Why it matters: Burnout and disengagement rarely appear in metrics until it is too late. Healthy teams deliver consistently and are more innovative. Unhealthy ones eventually fail regardless of what velocity says.
How to apply:
- Run regular pulse surveys and discuss results openly.
- Combine quantitative scores with qualitative feedback.
- Act visibly on feedback to build trust.
Good use: Adjusting priorities after surveys reveal overcommitment.
Bad use: Collecting survey data and filing it away without change.
Why These Metrics Work Better
Together, these measures provide a balanced view:
- Cycle time and lead time reflect flow.
- Deployment frequency shows delivery of value.

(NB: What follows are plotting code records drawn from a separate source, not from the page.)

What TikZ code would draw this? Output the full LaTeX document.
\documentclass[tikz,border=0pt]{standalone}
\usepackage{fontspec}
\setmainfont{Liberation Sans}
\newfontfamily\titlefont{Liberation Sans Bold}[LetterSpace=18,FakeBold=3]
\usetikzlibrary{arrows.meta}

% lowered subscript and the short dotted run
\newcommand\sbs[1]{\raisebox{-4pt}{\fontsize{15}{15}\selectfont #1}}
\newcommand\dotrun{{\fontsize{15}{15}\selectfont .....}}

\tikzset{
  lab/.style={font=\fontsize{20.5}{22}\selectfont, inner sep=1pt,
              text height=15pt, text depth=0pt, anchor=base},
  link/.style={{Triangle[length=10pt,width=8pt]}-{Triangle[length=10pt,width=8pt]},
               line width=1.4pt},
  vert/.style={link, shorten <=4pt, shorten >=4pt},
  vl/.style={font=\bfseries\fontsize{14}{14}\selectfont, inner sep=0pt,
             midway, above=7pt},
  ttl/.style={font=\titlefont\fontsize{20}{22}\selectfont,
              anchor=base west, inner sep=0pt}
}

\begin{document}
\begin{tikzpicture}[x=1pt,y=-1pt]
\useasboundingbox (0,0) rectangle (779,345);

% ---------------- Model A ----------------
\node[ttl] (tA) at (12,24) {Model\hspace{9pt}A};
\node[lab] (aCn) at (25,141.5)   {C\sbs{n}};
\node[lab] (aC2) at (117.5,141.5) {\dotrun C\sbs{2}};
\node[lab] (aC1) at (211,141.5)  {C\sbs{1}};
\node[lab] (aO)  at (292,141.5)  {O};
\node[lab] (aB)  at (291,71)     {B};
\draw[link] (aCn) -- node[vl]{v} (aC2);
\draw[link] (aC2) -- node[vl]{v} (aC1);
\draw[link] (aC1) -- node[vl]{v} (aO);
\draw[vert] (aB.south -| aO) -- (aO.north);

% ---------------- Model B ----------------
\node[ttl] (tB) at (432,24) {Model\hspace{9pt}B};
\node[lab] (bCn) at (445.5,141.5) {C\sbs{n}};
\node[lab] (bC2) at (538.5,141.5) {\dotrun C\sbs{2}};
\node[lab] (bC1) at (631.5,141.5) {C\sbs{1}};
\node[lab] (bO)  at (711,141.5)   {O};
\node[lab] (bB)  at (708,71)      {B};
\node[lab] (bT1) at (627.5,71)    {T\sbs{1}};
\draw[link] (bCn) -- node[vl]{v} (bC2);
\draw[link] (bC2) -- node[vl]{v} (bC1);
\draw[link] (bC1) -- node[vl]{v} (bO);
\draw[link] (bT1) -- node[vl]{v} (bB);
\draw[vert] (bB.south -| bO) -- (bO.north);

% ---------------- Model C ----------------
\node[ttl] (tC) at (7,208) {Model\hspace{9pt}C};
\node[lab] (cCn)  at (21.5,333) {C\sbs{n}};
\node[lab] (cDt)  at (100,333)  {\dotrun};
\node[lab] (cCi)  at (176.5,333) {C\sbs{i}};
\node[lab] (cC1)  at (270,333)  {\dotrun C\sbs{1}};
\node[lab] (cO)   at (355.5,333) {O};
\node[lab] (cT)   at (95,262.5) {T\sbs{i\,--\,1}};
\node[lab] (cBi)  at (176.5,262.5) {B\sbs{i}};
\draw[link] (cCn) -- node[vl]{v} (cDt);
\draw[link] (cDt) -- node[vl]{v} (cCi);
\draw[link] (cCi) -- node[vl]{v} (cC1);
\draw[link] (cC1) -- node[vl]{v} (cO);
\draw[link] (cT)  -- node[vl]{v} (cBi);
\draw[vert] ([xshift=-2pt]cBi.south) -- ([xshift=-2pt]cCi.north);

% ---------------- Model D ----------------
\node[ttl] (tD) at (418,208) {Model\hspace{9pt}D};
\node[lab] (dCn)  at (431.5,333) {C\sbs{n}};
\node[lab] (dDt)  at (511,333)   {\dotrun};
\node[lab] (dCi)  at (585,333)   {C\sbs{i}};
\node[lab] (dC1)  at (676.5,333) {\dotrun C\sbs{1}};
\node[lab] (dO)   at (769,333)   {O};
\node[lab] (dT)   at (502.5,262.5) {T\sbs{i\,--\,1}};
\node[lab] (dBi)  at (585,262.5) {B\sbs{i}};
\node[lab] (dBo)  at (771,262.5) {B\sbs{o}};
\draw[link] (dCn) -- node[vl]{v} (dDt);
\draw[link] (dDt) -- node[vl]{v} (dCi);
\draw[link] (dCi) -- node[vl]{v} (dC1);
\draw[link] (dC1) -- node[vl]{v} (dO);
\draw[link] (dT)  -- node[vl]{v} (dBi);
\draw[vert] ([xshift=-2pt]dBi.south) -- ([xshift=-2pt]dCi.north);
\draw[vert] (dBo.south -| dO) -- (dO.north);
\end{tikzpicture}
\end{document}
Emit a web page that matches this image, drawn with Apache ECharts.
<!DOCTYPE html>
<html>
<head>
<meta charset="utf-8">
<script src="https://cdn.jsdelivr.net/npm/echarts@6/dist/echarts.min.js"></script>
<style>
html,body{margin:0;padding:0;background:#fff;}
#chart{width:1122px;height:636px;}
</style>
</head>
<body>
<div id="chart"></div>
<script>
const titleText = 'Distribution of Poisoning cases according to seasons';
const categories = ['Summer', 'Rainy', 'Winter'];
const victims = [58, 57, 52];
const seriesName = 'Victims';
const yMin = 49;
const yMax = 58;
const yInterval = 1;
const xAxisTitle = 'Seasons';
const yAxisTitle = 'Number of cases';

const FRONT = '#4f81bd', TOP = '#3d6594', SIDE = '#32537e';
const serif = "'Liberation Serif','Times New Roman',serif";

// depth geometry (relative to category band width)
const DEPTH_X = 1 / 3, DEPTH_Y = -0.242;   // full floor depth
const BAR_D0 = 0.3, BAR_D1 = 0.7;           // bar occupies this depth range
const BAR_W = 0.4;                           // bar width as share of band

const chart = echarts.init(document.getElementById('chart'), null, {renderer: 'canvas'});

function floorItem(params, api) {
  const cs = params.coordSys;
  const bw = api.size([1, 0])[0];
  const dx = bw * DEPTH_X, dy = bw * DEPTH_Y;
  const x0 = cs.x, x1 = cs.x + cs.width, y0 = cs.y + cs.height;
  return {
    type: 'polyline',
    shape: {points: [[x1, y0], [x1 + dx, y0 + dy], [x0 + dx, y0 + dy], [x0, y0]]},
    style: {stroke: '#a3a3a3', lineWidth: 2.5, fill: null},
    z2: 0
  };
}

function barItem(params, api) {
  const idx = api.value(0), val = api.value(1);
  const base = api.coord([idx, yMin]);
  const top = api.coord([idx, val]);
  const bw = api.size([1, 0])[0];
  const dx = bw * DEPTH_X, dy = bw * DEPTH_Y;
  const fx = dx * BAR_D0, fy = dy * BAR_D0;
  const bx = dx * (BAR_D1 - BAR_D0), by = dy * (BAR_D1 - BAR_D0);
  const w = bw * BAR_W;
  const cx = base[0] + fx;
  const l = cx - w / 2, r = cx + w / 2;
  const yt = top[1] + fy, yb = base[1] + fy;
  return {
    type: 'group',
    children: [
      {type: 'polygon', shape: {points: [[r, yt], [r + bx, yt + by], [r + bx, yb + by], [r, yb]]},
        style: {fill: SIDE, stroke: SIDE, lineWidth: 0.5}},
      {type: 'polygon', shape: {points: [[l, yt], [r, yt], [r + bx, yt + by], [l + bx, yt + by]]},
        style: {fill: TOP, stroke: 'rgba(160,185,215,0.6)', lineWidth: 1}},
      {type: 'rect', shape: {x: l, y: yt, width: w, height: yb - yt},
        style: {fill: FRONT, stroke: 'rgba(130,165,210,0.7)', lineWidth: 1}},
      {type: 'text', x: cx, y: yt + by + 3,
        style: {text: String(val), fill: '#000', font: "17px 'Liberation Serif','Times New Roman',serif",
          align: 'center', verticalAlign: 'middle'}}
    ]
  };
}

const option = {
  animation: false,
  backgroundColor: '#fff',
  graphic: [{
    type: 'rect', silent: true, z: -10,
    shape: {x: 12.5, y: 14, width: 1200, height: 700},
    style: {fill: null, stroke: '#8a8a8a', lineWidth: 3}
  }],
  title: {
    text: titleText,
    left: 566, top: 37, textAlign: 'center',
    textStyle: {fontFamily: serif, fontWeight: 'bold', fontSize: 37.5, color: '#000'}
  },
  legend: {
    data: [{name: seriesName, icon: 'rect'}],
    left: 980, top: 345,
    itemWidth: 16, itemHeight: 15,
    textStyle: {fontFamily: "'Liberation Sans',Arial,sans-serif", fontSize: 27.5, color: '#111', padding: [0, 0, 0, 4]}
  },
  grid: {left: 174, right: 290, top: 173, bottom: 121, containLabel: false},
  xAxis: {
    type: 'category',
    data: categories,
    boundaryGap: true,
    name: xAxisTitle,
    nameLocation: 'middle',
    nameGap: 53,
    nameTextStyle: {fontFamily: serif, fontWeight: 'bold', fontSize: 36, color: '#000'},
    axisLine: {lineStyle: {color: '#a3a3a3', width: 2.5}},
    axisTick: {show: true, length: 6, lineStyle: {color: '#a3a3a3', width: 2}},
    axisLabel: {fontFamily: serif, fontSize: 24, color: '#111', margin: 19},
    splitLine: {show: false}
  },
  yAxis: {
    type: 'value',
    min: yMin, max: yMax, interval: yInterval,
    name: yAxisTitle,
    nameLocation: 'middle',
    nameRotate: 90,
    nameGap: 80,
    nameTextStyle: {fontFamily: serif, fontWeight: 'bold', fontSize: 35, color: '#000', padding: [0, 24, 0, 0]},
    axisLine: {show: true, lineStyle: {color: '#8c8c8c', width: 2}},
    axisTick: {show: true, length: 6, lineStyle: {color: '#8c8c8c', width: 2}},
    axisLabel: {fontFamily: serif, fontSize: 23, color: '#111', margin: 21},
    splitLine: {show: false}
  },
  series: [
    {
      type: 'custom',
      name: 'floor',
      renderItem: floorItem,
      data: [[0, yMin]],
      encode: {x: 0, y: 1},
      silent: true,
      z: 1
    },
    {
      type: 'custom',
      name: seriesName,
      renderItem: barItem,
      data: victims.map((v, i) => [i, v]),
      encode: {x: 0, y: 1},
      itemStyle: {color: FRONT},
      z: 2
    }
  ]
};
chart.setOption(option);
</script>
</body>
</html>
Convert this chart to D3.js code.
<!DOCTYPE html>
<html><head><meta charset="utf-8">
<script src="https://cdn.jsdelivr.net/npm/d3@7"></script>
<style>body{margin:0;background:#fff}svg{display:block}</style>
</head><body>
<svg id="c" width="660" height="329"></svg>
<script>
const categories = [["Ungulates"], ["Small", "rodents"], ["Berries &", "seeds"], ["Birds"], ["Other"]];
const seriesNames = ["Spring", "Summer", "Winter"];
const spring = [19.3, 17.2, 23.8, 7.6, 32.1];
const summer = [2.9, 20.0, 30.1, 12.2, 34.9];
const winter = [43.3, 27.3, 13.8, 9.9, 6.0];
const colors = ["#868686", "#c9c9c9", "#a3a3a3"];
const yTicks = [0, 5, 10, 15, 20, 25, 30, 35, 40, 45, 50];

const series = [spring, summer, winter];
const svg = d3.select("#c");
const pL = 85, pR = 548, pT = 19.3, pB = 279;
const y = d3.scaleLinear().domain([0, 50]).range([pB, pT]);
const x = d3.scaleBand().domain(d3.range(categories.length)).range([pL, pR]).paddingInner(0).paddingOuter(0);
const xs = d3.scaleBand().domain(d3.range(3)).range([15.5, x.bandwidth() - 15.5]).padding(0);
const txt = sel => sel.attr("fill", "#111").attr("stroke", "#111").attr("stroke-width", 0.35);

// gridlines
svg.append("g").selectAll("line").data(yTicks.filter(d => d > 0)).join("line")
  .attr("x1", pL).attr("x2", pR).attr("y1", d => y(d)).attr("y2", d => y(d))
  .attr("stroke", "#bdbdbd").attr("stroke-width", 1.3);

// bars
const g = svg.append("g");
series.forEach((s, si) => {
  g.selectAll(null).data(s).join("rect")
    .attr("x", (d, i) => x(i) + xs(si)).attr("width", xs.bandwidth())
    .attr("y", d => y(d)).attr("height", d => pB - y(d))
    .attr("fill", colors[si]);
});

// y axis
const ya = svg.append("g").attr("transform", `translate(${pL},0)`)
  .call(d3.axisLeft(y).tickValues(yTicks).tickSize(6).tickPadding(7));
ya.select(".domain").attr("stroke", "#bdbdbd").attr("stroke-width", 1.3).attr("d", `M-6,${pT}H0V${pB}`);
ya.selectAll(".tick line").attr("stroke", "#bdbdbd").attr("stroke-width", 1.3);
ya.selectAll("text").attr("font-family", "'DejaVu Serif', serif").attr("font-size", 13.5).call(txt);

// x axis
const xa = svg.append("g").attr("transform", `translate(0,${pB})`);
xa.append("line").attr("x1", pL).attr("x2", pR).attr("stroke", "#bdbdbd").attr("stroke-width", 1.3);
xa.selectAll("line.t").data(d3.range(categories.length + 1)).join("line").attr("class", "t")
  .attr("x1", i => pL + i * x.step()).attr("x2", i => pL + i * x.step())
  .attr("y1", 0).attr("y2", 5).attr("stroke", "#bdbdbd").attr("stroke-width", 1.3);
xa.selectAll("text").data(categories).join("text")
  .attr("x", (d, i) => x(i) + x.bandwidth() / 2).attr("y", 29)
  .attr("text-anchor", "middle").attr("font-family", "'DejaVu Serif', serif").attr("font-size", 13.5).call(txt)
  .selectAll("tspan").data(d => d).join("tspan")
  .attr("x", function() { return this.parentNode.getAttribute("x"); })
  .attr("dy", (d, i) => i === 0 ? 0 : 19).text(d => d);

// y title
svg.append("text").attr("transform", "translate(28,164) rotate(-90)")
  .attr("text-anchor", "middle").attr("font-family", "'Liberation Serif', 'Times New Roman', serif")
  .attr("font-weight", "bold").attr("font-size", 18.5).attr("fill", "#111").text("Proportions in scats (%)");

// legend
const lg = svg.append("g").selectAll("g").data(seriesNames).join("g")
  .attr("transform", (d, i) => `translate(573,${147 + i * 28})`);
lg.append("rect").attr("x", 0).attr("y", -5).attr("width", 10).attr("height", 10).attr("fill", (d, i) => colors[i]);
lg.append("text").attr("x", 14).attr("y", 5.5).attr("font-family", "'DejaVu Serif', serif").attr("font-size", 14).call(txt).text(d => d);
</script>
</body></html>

- Change failure rate and MTTR safeguard stability.
- Team health ensures sustainability.
Unlike vanity metrics, they cannot be gamed easily. They highlight systemic issues, tie engineering work to customer outcomes, and protect the human side of performance.
Conclusion: Measuring What Matters
Vanity metrics aren’t evil; they are simply misunderstood. Metrics like velocity can be useful in their proper place (as planning tools for teams) but they are damaging when used as performance scorecards.
The bigger lesson is that vanity metrics of any kind mislead. They seduce with simplicity but fail to guide organisations towards genuine progress.
“The question isn’t ‘How many points did we complete?’ It’s ‘How quickly, safely, and sustainably are we delivering value to our customers?’”
Leaders have a choice: measure what is easy, or measure what is meaningful. Those who choose the latter stop confusing effort with effectiveness. They stop tracking motion and start measuring impact.
Because true engineering performance isn’t about chasing numbers. It’s about building resilient systems, empowered teams, and outcomes that matter.